_Task details_.
Set down, exactly as written, the lines from the top of the data to the line that holds "0.359, 0.33, 0.308, 0.289, 0.27];", and omit the pictures.

■ ■ ■ ■ ■ ■ ■

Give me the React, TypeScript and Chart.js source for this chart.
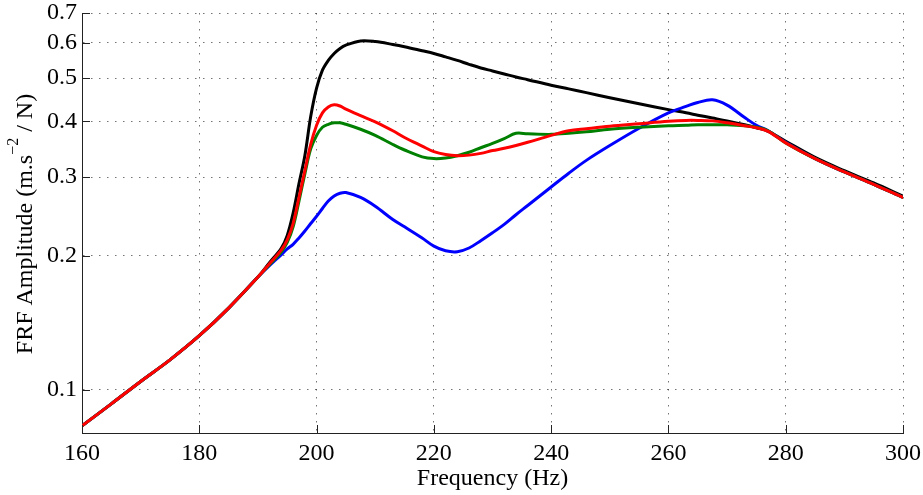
import React, { useEffect, useRef } from 'react';
import { Chart, registerables } from 'chart.js';

Chart.register(...registerables);

const FONT = '"Liberation Serif", "Times New Roman", serif';

const FREQ = [160, 165, 170, 175, 180, 185, 190, 192, 194, 195, 196, 197, 198, 199, 200, 201, 202, 203, 204, 205, 207.5, 210, 213, 215, 218, 220, 222, 224, 226, 228, 230, 232, 234, 236, 240, 243, 246, 250, 255, 260, 263, 265, 267.5, 270, 273, 275, 277, 280, 285, 290, 295, 300];

const BLACK = [0.083, 0.093, 0.1044, 0.1167, 0.1322, 0.1525, 0.179, 0.193, 0.208, 0.222, 0.249, 0.29, 0.335, 0.41, 0.475, 0.521, 0.548, 0.568, 0.583, 0.593, 0.606, 0.604, 0.595, 0.588, 0.576, 0.568, 0.558, 0.548, 0.537, 0.527, 0.519, 0.511, 0.503, 0.496, 0.482, 0.473, 0.464, 0.452, 0.438, 0.425, 0.418, 0.413, 0.407, 0.401, 0.393, 0.387, 0.38, 0.361, 0.332, 0.31, 0.291, 0.272];

const RED = [0.083, 0.093, 0.1044, 0.1167, 0.1322, 0.1525, 0.179, 0.192, 0.206, 0.217, 0.236, 0.27, 0.31, 0.355, 0.392, 0.418, 0.431, 0.436, 0.433, 0.426, 0.412, 0.399, 0.381, 0.368, 0.352, 0.342, 0.337, 0.335, 0.336, 0.339, 0.344, 0.348, 0.353, 0.359, 0.372, 0.381, 0.385, 0.39, 0.395, 0.4, 0.402, 0.402, 0.401, 0.397, 0.391, 0.387, 0.38, 0.358, 0.33, 0.308, 0.289, 0.27];

const GREEN = [0.083, 0.093, 0.1044, 0.1167, 0.1322, 0.1525, 0.179, 0.191, 0.204, 0.214, 0.232, 0.265, 0.305, 0.347, 0.372, 0.388, 0.394, 0.397, 0.397, 0.394, 0.384, 0.372, 0.355, 0.345, 0.333, 0.33, 0.331, 0.335, 0.341, 0.349, 0.357, 0.366, 0.376, 0.375, 0.374, 0.376, 0.379, 0.384, 0.388, 0.391, 0.392, 0.393, 0.393, 0.393, 0.391, 0.388, 0.381, 0.358, 0.33, 0.308, 0.289, 0.27];

const BLUE = [0.083, 0.093, 0.1044, 0.1167, 0.1322, 0.1525, 0.179, 0.19, 0.201, 0.207, 0.212, 0.219, 0.227, 0.236, 0.245, 0.255, 0.265, 0.272, 0.276, 0.277, 0.27, 0.258, 0.241, 0.232, 0.219, 0.21, 0.205, 0.204, 0.208, 0.216, 0.225, 0.235, 0.247, 0.259, 0.285, 0.306, 0.327, 0.353, 0.386, 0.418, 0.432, 0.441, 0.447, 0.435, 0.408, 0.392, 0.381, 0.359, 0.33, 0.308, 0.289, 0.27];

const X_TICKS = [160, 180, 200, 220, 240, 260, 280, 300];
const Y_TICKS = [0.1, 0.2, 0.3, 0.4, 0.5, 0.6, 0.7];
const X_TITLE = 'Frequency (Hz)';
const Y_TITLE_MAIN = 'FRF Amplitude (m.s';
const Y_TITLE_SUP = '\u22122';
const Y_TITLE_END = ' / N)';

const toPoints = (vals: number[]) => FREQ.map((f, i) => ({ x: f, y: vals[i] }));

const decorations = {
  id: 'decorations',
  afterDraw(chart: any) {
    const { ctx, chartArea, scales } = chart;
    const xs = scales.x;
    const ys = scales.y;
    ctx.save();
    ctx.strokeStyle = '#222';
    ctx.lineWidth = 1;
    ctx.setLineDash([]);
    ctx.beginPath();
    X_TICKS.forEach((v) => {
      const px = Math.round(xs.getPixelForValue(v)) + 0.5;
      ctx.moveTo(px, chartArea.bottom);
      ctx.lineTo(px, chartArea.bottom - 8);
    });
    Y_TICKS.forEach((v) => {
      const py = Math.round(ys.getPixelForValue(v)) + 0.5;
      ctx.moveTo(chartArea.left, py);
      ctx.lineTo(chartArea.left + 8, py);
    });
    ctx.stroke();

    ctx.fillStyle = '#000';
    ctx.font = `24px ${FONT}`;
    ctx.textAlign = 'center';
    ctx.textBaseline = 'alphabetic';
    ctx.fillText(X_TITLE, (chartArea.left + chartArea.right) / 2, 485);

    const mainFont = `24px ${FONT}`;
    const supFont = `16px ${FONT}`;
    ctx.font = mainFont;
    const w1 = ctx.measureText(Y_TITLE_MAIN).width;
    const w3 = ctx.measureText(Y_TITLE_END).width;
    ctx.font = supFont;
    const w2 = ctx.measureText(Y_TITLE_SUP).width;
    const total = w1 + w2 + w3;
    ctx.translate(32, (chartArea.top + chartArea.bottom) / 2 + 1);
    ctx.rotate(-Math.PI / 2);
    ctx.textAlign = 'left';
    const start = -total / 2;
    ctx.font = mainFont;
    ctx.fillText(Y_TITLE_MAIN, start, 0);
    ctx.font = supFont;
    ctx.fillText(Y_TITLE_SUP, start + w1, -14);
    ctx.font = mainFont;
    ctx.fillText(Y_TITLE_END, start + w1 + w2, 0);
    ctx.restore();
  },
};

export default function App() {
  const canvasRef = useRef<HTMLCanvasElement | null>(null);

  useEffect(() => {
    const canvas = canvasRef.current;
    if (!canvas) return;
    const mk = (label: string, data: number[], color: string) => ({
      label,
      data: toPoints(data),
      borderColor: color,
      backgroundColor: color,
      borderWidth: 3,
      pointRadius: 0,
      fill: false,
      tension: 0.35,
      borderJoinStyle: 'round' as const,
      borderCapStyle: 'round' as const,
    });
    const gridDash = [1.5, 6.5];
    const chart = new Chart(canvas, {
      type: 'line',
      data: {
        datasets: [
          mk('Red', RED, '#ff0000'),
          mk('Green', GREEN, '#008000'),
          mk('Blue', BLUE, '#0000ff'),
          mk('Black', BLACK, '#000000'),
        ],
      },
      options: {
        animation: false,
        responsive: false,
        maintainAspectRatio: false,
        layout: { padding: { left: 0, top: 13, right: 20, bottom: 0 } },
        plugins: {
          legend: { display: false },
          tooltip: { enabled: false },
          title: { display: false },
        },
        scales: {
          x: {
            type: 'linear',
            min: 160,
            max: 300,
            afterBuildTicks: (scale: any) => {
              scale.ticks = X_TICKS.map((v) => ({ value: v }));
            },
            afterFit: (scale: any) => {
              scale.height = 62;
              scale.paddingLeft = 0;
              scale.paddingRight = 0;
            },
            ticks: {
              color: '#000',
              font: { family: FONT, size: 24 },
              padding: 6,
              maxRotation: 0,
              autoSkip: false,
              callback: (v: any) => String(v),
            },
            grid: {
              color: 'rgba(0,0,0,0.55)',
              lineWidth: 1,
              drawTicks: false,
            },
            border: { display: true, color: '#222', width: 1, dash: gridDash },
          },
          y: {
            type: 'logarithmic',
            min: 0.08,
            max: 0.7,
            afterBuildTicks: (scale: any) => {
              scale.ticks = Y_TICKS.map((v) => ({ value: v }));
            },
            afterFit: (scale: any) => {
              scale.width = 82;
              scale.paddingTop = 0;
              scale.paddingBottom = 0;
            },
            ticks: {
              color: '#000',
              font: { family: FONT, size: 24 },
              padding: 5,
              autoSkip: false,
              callback: (v: any) => Number(v).toFixed(1),
            },
            grid: {
              color: 'rgba(0,0,0,0.55)',
              lineWidth: 1,
              drawTicks: false,
            },
            border: { display: true, color: '#222', width: 1, dash: gridDash },
          },
        },
      },
      plugins: [decorations],
    } as any);
    return () => chart.destroy();
  }, []);

  return (
    <div style={{ position: 'fixed', left: 0, top: 0, width: 923, height: 495, background: '#fff' }}>
      <canvas ref={canvasRef} width={923} height={495} style={{ display: 'block' }} />
    </div>
  );
}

■ ■ ■ ■ ■ ■ ■

_Result of this exercise_.
Give me the React, TypeScript and Chart.js source for this chart.
import React, { useEffect, useRef } from 'react';
import { Chart, registerables } from 'chart.js';

Chart.register(...registerables);

const FONT = '"Liberation Serif", "Times New Roman", serif';

const FREQ = [160, 165, 170, 175, 180, 185, 190, 192, 194, 195, 196, 197, 198, 199, 200, 201, 202, 203, 204, 205, 207.5, 210, 213, 215, 218, 220, 222, 224, 226, 228, 230, 232, 234, 236, 240, 243, 246, 250, 255, 260, 263, 265, 267.5, 270, 273, 275, 277, 280, 285, 290, 295, 300];

const BLACK = [0.083, 0.093, 0.1044, 0.1167, 0.1322, 0.1525, 0.179, 0.193, 0.208, 0.222, 0.249, 0.29, 0.335, 0.41, 0.475, 0.521, 0.548, 0.568, 0.583, 0.593, 0.606, 0.604, 0.595, 0.588, 0.576, 0.568, 0.558, 0.548, 0.537, 0.527, 0.519, 0.511, 0.503, 0.496, 0.482, 0.473, 0.464, 0.452, 0.438, 0.425, 0.418, 0.413, 0.407, 0.401, 0.393, 0.387, 0.38, 0.361, 0.332, 0.31, 0.291, 0.272];

const RED = [0.083, 0.093, 0.1044, 0.1167, 0.1322, 0.1525, 0.179, 0.192, 0.206, 0.217, 0.236, 0.27, 0.31, 0.355, 0.392, 0.418, 0.431, 0.436, 0.433, 0.426, 0.412, 0.399, 0.381, 0.368, 0.352, 0.342, 0.337, 0.335, 0.336, 0.339, 0.344, 0.348, 0.353, 0.359, 0.372, 0.381, 0.385, 0.39, 0.395, 0.4, 0.402, 0.402, 0.401, 0.397, 0.391, 0.387, 0.38, 0.358, 0.33, 0.308, 0.289, 0.27];

const GREEN = [0.083, 0.093, 0.1044, 0.1167, 0.1322, 0.1525, 0.179, 0.191, 0.204, 0.214, 0.232, 0.265, 0.305, 0.347, 0.372, 0.388, 0.394, 0.397, 0.397, 0.394, 0.384, 0.372, 0.355, 0.345, 0.333, 0.33, 0.331, 0.335, 0.341, 0.349, 0.357, 0.366, 0.376, 0.375, 0.374, 0.376, 0.379, 0.384, 0.388, 0.391, 0.392, 0.393, 0.393, 0.393, 0.391, 0.388, 0.381, 0.358, 0.33, 0.308, 0.289, 0.27];

const BLUE = [0.083, 0.093, 0.1044, 0.1167, 0.1322, 0.1525, 0.179, 0.19, 0.201, 0.207, 0.212, 0.219, 0.227, 0.236, 0.245, 0.255, 0.265, 0.272, 0.276, 0.277, 0.27, 0.258, 0.241, 0.232, 0.219, 0.21, 0.205, 0.204, 0.208, 0.216, 0.225, 0.235, 0.247, 0.259, 0.285, 0.306, 0.327, 0.353, 0.386, 0.418, 0.432, 0.441, 0.447, 0.435, 0.408, 0.392, 0.381, 0.359, 0.33, 0.308, 0.289, 0.27];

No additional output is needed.